So much for staying within 10 miles of home. After weeks of laying low, Colorado drivers got into their vehicles this holiday weekend and drove, and drove and drove.
“Memorial Day kicked travel up into a higher gear,” said Matt Clement, vice president of marketing at Arrivalist, which produces a Daily Travel Index.
The index uses GPS data from personal mobile devices to anonymously track how much people are moving around. It subtracts out flights, work commutes, freight traffic and short trips of under 50 miles.
Alaska led the nation for the increase in road trips of 250 miles or more during the Memorial Day weekend. But getting around in that massive state is a long-haul affair.

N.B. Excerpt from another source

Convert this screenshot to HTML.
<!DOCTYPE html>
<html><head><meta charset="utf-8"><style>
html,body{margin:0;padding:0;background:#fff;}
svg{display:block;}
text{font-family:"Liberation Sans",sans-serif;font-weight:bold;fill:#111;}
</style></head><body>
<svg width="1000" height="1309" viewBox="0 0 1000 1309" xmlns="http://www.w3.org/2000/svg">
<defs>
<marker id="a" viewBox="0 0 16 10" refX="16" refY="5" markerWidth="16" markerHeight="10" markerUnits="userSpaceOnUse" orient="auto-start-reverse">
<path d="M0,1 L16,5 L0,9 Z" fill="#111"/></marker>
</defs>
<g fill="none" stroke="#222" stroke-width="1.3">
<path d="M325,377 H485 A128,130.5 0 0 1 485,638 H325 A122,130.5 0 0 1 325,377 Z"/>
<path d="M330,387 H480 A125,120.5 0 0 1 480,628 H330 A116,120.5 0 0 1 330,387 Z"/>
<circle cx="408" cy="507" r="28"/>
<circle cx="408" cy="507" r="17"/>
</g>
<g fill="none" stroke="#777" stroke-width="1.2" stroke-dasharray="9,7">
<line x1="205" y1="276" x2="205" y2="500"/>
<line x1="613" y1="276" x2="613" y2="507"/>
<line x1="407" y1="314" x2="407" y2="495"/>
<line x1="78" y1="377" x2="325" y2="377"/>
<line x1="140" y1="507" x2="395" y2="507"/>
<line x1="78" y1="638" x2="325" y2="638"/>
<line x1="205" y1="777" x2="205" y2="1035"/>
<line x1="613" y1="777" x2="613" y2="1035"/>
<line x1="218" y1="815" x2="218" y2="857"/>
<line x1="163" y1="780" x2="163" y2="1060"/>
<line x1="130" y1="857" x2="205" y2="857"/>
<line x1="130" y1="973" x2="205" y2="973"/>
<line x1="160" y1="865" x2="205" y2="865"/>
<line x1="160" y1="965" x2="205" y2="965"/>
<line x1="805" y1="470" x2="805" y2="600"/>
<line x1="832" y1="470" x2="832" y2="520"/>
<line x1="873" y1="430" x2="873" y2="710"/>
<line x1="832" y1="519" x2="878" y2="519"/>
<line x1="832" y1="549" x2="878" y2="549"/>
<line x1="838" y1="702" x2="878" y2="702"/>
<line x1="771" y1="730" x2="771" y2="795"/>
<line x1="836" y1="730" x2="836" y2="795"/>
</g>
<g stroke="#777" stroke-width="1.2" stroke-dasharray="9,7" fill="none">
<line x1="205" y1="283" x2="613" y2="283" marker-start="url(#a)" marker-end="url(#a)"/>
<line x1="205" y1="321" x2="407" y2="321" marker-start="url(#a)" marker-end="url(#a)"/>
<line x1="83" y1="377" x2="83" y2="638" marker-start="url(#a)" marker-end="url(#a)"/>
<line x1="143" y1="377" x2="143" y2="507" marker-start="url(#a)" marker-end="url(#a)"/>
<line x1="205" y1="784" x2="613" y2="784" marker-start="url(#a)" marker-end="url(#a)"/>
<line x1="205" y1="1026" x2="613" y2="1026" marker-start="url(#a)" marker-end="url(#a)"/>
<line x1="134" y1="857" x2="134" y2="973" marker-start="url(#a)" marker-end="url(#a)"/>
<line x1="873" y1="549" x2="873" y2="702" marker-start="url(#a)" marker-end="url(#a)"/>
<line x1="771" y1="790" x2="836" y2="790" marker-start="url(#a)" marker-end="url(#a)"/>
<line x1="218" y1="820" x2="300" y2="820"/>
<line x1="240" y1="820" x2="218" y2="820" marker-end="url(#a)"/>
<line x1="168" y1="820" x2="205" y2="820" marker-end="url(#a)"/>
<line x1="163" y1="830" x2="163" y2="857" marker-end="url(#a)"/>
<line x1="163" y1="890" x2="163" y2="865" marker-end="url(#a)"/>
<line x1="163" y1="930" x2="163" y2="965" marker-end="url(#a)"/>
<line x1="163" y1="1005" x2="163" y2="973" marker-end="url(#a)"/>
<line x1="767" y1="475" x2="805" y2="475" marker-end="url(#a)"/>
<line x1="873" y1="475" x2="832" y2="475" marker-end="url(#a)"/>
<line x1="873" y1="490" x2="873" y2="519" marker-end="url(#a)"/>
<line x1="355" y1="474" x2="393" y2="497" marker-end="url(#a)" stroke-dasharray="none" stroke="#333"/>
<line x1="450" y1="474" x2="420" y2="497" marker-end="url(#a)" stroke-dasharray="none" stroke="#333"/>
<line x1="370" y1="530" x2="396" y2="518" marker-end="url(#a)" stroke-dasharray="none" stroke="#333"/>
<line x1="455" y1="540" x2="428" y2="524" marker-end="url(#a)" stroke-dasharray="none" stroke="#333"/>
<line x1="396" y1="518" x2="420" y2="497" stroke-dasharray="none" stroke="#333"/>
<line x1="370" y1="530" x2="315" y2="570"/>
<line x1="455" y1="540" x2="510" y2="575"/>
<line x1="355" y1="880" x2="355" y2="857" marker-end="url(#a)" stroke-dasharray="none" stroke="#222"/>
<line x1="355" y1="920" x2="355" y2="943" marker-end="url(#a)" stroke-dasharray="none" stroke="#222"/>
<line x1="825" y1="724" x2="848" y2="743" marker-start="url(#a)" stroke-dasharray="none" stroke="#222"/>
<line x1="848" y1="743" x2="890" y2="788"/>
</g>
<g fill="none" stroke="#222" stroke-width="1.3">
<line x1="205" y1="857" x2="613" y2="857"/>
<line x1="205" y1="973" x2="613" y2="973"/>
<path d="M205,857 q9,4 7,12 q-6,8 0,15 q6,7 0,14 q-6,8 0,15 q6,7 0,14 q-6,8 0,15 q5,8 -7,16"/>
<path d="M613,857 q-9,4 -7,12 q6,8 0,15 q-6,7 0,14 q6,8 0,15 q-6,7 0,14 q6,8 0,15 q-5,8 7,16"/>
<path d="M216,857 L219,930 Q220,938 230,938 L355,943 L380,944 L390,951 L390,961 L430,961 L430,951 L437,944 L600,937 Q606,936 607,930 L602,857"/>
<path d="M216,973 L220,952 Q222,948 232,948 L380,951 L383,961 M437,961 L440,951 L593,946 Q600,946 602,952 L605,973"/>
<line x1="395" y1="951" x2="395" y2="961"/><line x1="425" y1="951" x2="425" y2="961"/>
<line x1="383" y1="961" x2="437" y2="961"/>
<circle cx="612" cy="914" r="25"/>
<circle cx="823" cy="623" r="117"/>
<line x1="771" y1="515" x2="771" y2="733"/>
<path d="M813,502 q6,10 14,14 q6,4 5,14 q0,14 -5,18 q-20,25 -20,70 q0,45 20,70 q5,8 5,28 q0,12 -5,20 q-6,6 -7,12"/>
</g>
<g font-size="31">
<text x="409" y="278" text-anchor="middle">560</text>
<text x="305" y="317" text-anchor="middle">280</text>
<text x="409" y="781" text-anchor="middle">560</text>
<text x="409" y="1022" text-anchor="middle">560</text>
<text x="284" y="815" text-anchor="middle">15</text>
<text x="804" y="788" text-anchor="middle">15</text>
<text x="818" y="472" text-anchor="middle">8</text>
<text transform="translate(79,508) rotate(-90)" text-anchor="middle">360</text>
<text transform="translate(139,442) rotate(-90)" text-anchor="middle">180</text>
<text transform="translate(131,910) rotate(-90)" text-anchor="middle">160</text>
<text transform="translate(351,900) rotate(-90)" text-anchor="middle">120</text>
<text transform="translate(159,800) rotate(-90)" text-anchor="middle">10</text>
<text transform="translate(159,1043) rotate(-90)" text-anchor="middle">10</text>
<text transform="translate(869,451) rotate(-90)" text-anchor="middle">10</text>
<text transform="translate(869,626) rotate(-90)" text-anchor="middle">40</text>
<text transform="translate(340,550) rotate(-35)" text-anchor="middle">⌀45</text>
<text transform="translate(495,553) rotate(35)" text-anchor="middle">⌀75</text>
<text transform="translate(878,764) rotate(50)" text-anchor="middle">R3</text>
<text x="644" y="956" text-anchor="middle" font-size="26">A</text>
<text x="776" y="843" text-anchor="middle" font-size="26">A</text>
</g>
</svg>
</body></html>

Within the continental U.S., Colorado drivers recorded the largest percentage increase at 185% in trips of 250 miles or more this past weekend versus the prior ones, according to the Daily Travel Index.
Where precisely they went is something the index doesn’t track, but having an extra day off appears to have encouraged more distant ventures. Trips from 100 to 250 miles were also up sharply in Colorado this past weekend, a sign that many Front Range residents probably headed up into the mountains, Clement said.

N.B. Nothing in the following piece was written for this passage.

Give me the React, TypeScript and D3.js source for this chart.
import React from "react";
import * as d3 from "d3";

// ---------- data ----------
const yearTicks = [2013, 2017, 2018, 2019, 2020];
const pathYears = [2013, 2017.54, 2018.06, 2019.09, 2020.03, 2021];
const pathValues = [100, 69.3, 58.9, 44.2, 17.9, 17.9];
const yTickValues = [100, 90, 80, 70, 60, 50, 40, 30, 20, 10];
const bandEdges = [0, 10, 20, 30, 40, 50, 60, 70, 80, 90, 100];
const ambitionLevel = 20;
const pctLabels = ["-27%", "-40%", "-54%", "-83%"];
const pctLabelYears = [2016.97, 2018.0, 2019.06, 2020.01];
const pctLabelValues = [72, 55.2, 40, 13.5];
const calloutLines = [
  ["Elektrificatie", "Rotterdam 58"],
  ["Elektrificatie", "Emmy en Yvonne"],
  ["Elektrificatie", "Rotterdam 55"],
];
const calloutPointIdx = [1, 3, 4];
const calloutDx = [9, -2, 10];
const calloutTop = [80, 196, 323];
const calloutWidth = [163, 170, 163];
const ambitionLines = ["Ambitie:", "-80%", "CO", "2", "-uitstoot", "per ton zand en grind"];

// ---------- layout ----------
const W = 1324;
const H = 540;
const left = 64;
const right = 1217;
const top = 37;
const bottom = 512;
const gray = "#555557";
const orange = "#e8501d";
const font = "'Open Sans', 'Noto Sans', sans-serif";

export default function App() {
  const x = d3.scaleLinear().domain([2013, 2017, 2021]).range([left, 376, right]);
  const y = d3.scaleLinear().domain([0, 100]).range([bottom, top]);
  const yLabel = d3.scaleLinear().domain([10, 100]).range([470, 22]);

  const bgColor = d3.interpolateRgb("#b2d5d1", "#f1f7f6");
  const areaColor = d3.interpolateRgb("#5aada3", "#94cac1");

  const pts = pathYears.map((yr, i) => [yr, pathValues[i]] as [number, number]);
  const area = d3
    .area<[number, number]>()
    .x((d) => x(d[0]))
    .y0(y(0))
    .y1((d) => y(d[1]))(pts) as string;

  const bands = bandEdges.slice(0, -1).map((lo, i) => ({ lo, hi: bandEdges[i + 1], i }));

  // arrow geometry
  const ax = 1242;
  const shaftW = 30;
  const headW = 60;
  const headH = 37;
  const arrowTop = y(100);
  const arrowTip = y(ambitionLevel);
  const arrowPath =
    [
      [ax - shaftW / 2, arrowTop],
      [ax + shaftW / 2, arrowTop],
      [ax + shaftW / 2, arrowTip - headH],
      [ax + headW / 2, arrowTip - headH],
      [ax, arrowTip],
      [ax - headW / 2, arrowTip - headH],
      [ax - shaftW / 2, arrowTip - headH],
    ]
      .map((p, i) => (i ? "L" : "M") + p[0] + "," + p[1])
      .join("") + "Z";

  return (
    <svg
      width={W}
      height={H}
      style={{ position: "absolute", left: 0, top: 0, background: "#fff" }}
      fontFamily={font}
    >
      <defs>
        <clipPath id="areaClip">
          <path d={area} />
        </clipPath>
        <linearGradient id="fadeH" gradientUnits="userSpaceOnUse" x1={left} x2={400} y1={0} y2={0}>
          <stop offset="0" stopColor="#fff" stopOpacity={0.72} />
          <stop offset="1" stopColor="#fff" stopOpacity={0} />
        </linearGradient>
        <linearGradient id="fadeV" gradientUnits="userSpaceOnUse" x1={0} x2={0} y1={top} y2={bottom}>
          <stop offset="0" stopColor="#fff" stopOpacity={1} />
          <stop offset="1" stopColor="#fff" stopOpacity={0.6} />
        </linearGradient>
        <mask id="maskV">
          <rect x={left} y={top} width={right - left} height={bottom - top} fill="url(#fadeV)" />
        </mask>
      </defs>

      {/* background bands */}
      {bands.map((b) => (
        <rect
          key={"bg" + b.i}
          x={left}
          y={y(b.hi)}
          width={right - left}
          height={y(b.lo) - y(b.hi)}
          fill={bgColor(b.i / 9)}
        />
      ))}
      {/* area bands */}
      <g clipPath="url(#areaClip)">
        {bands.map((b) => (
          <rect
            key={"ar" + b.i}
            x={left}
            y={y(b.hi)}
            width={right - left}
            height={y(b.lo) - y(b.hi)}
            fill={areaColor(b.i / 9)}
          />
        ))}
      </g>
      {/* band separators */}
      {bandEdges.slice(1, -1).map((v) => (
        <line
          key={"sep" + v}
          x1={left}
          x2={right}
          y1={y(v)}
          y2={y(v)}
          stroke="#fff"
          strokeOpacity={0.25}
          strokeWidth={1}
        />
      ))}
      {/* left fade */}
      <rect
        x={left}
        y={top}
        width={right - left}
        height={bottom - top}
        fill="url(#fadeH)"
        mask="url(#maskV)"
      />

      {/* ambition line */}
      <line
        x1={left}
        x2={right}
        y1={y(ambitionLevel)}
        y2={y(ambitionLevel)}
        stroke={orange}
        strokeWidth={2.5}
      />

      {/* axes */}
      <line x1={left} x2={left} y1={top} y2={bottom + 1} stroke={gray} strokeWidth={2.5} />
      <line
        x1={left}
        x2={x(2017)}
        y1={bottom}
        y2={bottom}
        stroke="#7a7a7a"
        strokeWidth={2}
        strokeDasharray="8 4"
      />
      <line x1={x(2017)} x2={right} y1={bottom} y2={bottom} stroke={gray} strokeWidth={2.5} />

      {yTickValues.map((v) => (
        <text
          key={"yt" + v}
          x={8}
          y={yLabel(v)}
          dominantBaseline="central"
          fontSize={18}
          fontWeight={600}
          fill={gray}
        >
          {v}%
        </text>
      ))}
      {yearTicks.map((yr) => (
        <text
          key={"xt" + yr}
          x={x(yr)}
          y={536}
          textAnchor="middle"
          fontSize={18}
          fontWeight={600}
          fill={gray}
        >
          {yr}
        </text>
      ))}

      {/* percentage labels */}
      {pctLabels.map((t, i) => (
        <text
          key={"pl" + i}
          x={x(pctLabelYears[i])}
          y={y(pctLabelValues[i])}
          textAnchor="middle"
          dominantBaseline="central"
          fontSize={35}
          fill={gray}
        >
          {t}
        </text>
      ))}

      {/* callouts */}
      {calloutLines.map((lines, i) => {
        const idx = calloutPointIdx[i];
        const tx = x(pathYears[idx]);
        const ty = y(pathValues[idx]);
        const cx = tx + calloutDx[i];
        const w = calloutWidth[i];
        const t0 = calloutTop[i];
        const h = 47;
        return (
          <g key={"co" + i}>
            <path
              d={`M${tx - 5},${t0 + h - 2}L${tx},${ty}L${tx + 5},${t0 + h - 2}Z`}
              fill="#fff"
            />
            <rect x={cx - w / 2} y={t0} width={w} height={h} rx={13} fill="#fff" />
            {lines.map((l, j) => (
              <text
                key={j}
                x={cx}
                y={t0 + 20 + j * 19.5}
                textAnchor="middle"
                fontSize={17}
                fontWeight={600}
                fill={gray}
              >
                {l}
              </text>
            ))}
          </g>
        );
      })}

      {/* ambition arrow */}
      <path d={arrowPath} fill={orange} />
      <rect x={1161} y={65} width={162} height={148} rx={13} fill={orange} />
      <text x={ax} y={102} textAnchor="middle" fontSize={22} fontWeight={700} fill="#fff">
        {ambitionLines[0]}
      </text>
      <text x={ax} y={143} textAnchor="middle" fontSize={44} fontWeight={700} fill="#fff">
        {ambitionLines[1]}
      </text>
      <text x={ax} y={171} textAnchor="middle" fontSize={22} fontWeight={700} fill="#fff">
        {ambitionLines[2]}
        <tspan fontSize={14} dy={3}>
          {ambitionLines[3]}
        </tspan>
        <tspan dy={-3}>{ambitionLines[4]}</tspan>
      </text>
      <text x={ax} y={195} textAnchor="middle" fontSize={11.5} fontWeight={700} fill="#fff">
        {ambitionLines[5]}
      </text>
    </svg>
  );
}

The amount of traffic in that range by Colorado drivers in the state approximated a Valentine’s Day weekend in the state. Shorter trips of 50 to 100 miles were still only half of the average February weekend.
Texas, Oklahoma, Nebraska, Kansas and Arizona also saw some large increases in long trips. Clement can’t say for sure, but he thinks a fair share of those travelers made it to Colorado.

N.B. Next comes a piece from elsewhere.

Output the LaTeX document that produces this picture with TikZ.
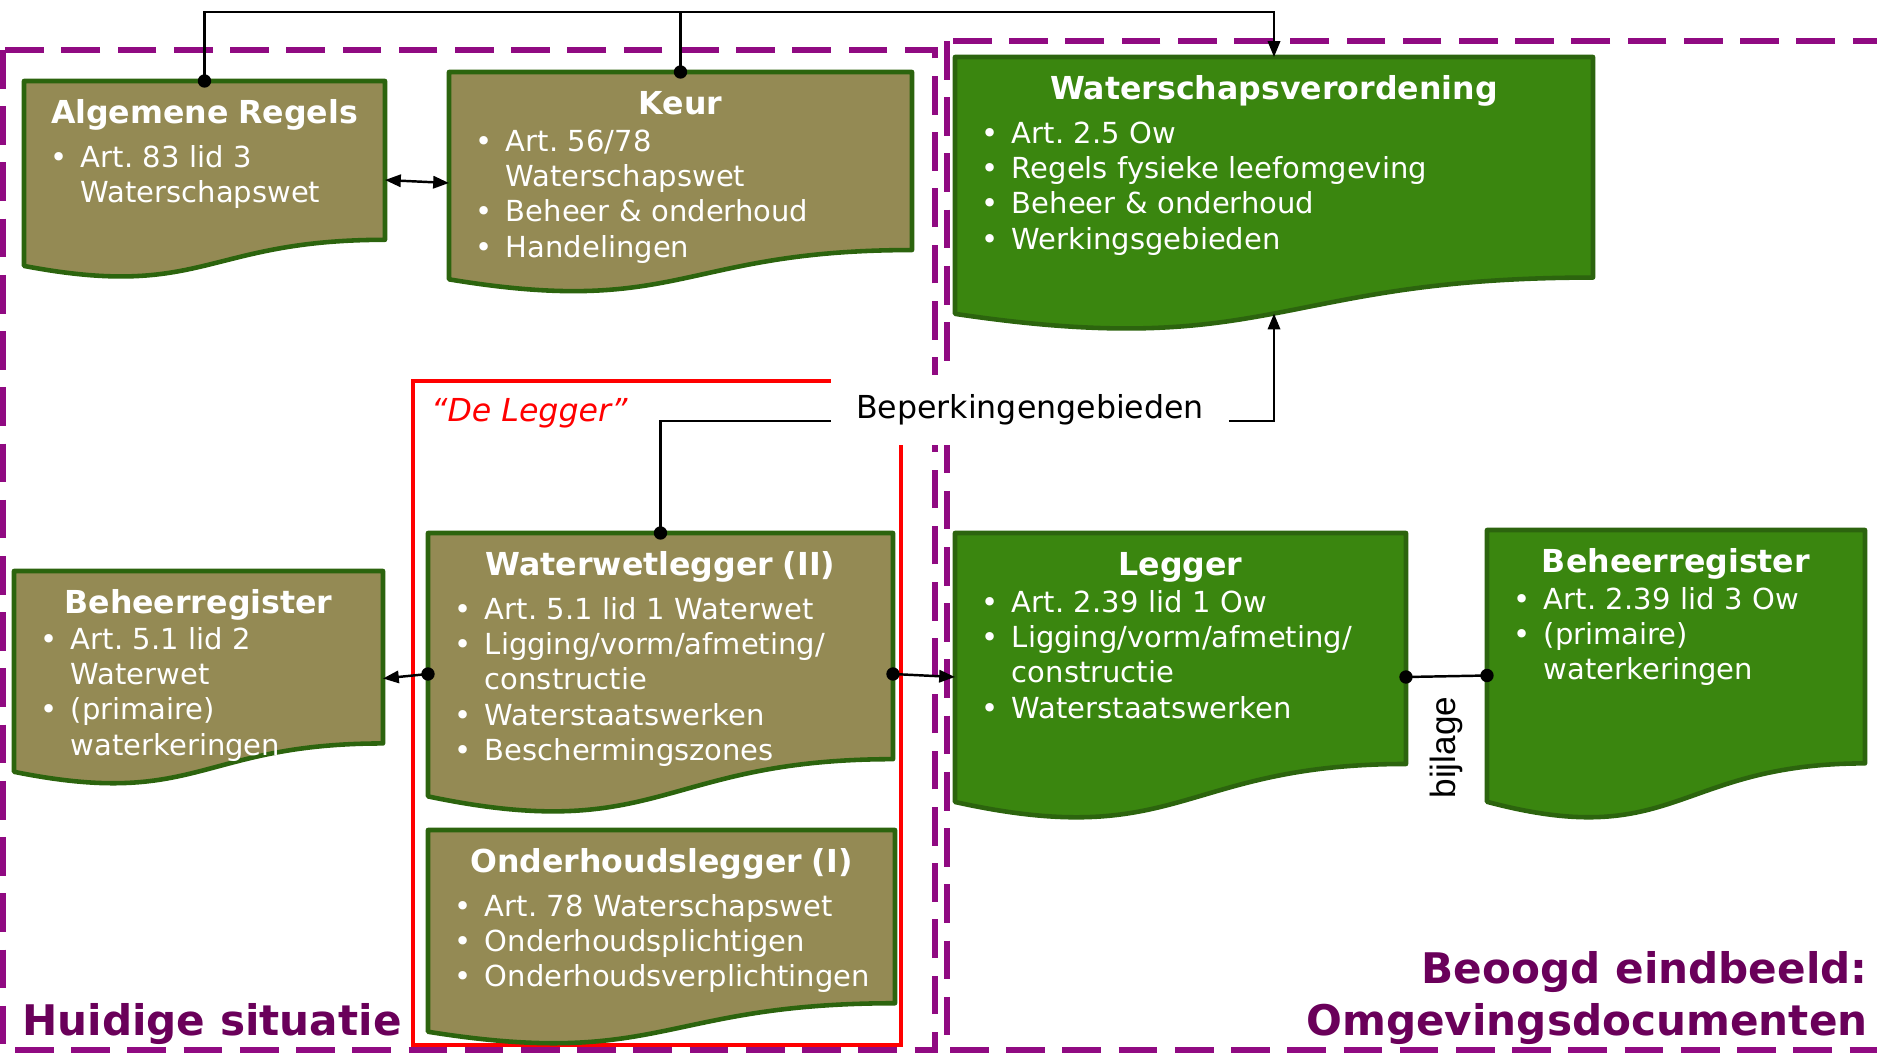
\documentclass[tikz,border=0pt]{standalone}
\usepackage{fontspec}
\setmainfont{DejaVu Sans}
\newfontfamily\bijlagefont{Liberation Sans}
\usetikzlibrary{arrows.meta,calc}
\frenchspacing

\definecolor{olivefill}{RGB}{148,138,84}
\definecolor{greenfill}{RGB}{58,134,15}
\definecolor{docborder}{RGB}{44,100,14}
\definecolor{dashpurple}{RGB}{144,10,130}
\definecolor{labelpurple}{RGB}{106,0,90}

\tikzset{
  ahead/.tip={Triangle[length=9pt,width=7pt]},
  docframe/.style={draw=none, inner sep=0pt, outer sep=0pt, anchor=north west},
  doctext/.style={anchor=north, inner sep=0pt, text=white, align=left,
    font=\fontsize{16.5}{20.1}\selectfont},
  olivedoc/.style={fill=olivefill, draw=docborder, line width=2.6pt, line join=round},
  greendoc/.style={fill=greenfill, draw=docborder, line width=2.6pt, line join=round},
  region/.style={draw=dashpurple, line width=3.4pt, dash pattern=on 22pt off 10pt},
  redframe/.style={draw=red, line width=2.5pt},
  conn/.style={draw=black, line width=1.4pt},
  regionlabel/.style={text=labelpurple, font=\bfseries\fontsize{24}{30}\selectfont, inner sep=0pt},
  beplabel/.style={fill=white, inner xsep=14pt, inner ysep=11pt, font=\fontsize{18}{22}\selectfont}
}

% title line, then gap before the first bullet
\newcommand{\doctitle}[2]{\noindent\makebox[\hsize]{\rule{0pt}{24pt}\bfseries\fontsize{18}{22}\selectfont #1}\par\vspace{#2}}
\newcommand{\docitem}[1]{\par\noindent\hspace*{14.8pt}\makebox[17.6pt][l]{\textbullet}#1}
\newcommand{\docmore}[1]{\par\noindent\hspace*{32.4pt}#1}

% name, north west corner, width, height, style, text
\newcommand{\docbox}[6]{%
  \pgfmathsetlengthmacro{\docw}{#3*0.02cm}%
  \pgfmathsetlengthmacro{\doch}{#4*0.02cm}%
  \node[docframe, minimum width=\docw, minimum height=\doch] (#1) at #2 {};
  \draw[#5] (#1.north west) -- (#1.north east) -- ($(#1.north east)!0.802!(#1.south east)$)
    .. controls ($(#1.north)!0.802!(#1.south)$) and ($(#1.north)!1.107!(#1.south)$)
    .. ($(#1.north west)!0.934!(#1.south west)$) -- cycle;
  \node[doctext, text width=\docw] (#1-text) at (#1.north) {#6};
}

\begin{document}
\begin{tikzpicture}[x=0.02cm, y=-0.02cm]
\useasboundingbox (0,0) rectangle (1877,1052);

% regions
\draw[region] (3,50) rectangle (935,1050);
\draw[region] (947,41) rectangle (1900,1050);
\draw[redframe] (413,381) rectangle (901,1045);
\node[anchor=west, text=red, font=\fontsize{18}{22}\selectfont\itshape] (deleg) at (425,413) {“De Legger”};
\node[beplabel] (bep) at (1030,410) {Beperkingengebieden};

% documents
\docbox{alg}{(24,81)}{361}{198}{olivedoc}{\doctitle{Algemene Regels}{4.8pt}\docitem{Art. 83 lid 3}\docmore{Waterschapswet}}
\docbox{keur}{(449,72)}{463}{222}{olivedoc}{\doctitle{Keur}{0.8pt}\docitem{Art. 56/78}\docmore{Waterschapswet}\docitem{Beheer \& onderhoud}\docitem{Handelingen}}
\docbox{wsv}{(955,57)}{638}{275}{greendoc}{\doctitle{Waterschapsverordening}{4.8pt}\docitem{Art. 2.5 Ow}\docitem{Regels fysieke leefomgeving}\docitem{Beheer \& onderhoud}\docitem{Werkingsgebieden}}
\docbox{bhrl}{(14,571)}{369}{215}{olivedoc}{\doctitle{Beheerregister}{0.2pt}\docitem{Art. 5.1 lid 2}\docmore{Waterwet}\docitem{(primaire)}\docmore{waterkeringen}}
\docbox{wwl}{(428,533)}{465}{282}{olivedoc}{\doctitle{Waterwetlegger (II)}{4.8pt}\docitem{Art. 5.1 lid 1 Waterwet}\docitem{Ligging/vorm/afmeting/}\docmore{constructie}\docitem{Waterstaatswerken}\docitem{Beschermingszones}}
\docbox{ohl}{(428,830)}{467}{216}{olivedoc}{\doctitle{Onderhoudslegger (I)}{4.8pt}\docitem{Art. 78 Waterschapswet}\docitem{Onderhoudsplichtigen}\docitem{Onderhoudsverplichtingen}}
\docbox{leg}{(955,533)}{451}{288}{greendoc}{\doctitle{Legger}{0.8pt}\docitem{Art. 2.39 lid 1 Ow}\docitem{Ligging/vorm/afmeting/}\docmore{constructie}\docitem{Waterstaatswerken}}
\docbox{bhrr}{(1487,530)}{378}{291}{greendoc}{\doctitle{Beheerregister}{0.8pt}\docitem{Art. 2.39 lid 3 Ow}\docitem{(primaire)}\docmore{waterkeringen}}

% connectors
\coordinate (topbar) at (0,12);
\coordinate (bepline) at (0,421);
\draw[conn, -{ahead}] (alg.north) -- (alg.north |- topbar) -- (wsv.north |- topbar) -- (wsv.north);
\draw[conn] (keur.north) -- (keur.north |- topbar);
\draw[conn, {ahead}-{ahead}] (alg.east) -- (keur.west);
\draw[conn] (wwl.north) |- (bep.west |- bepline);
\draw[conn, -{ahead}] (bep.east |- bepline) -| ($(wsv.north)!0.933!(wsv.south)$);
\draw[conn, -{ahead}] (wwl.west) -- (bhrl.east);
\draw[conn, -{ahead}] (wwl.east) -- (leg.west);
\draw[conn] (leg.east) -- node[pos=0.5, rotate=90, anchor=east, inner xsep=11pt, font=\bijlagefont\fontsize{20}{24}\selectfont] (bijl) {bijlage} (bhrr.west);
\foreach \p in {alg.north, keur.north, wwl.north, wwl.west, wwl.east, leg.east, bhrr.west}
  \fill (\p) circle[radius=3.8pt];

% region titles
\node[regionlabel, anchor=west] (huidig) at (22,1024) {Huidige situatie};
\node[regionlabel, anchor=east, align=right] (beoogd) at (1868,998) {Beoogd eindbeeld:\\Omgevingsdocumenten};
\end{tikzpicture}
\end{document}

The low point in road trips in Colorado came on March 27, and for weeks, people in the state largely hunkered down. But gradually they have been venturing out. Overall, road trips of 50 miles or more by residents of the state are up 144% from the bottom.
Nationally, May 22-23 saw a 48.5% increase in road travel compared to the weekend of May 15-16. It marked the biggest weekend-over-weekend increase in road trips this year.
In a few spots, like the Jersey Shore and Lake of the Ozarks, visits were actually up compared to the holiday weekend last year. Mount Rushmore, Lake Tahoe, Lake Norman, Half Moon Bay, Lake Powell and Grand Tetons National Park ran at 80% to 100% of their 2019 level of holiday activity.
But on the whole, traffic is down. Memorial Day weekend trips were only 68.2% of the trips made on the MLK Day weekend and 56.1% of the levels seen on Labor Day weekend last year, according to Arrivalist.
Clement notes that Americans used to consider 300 miles the cutoff where flying made more senes than driving. That number has since moved up to 500 miles, which means the state may see more visitors drive rather than fly in this summer.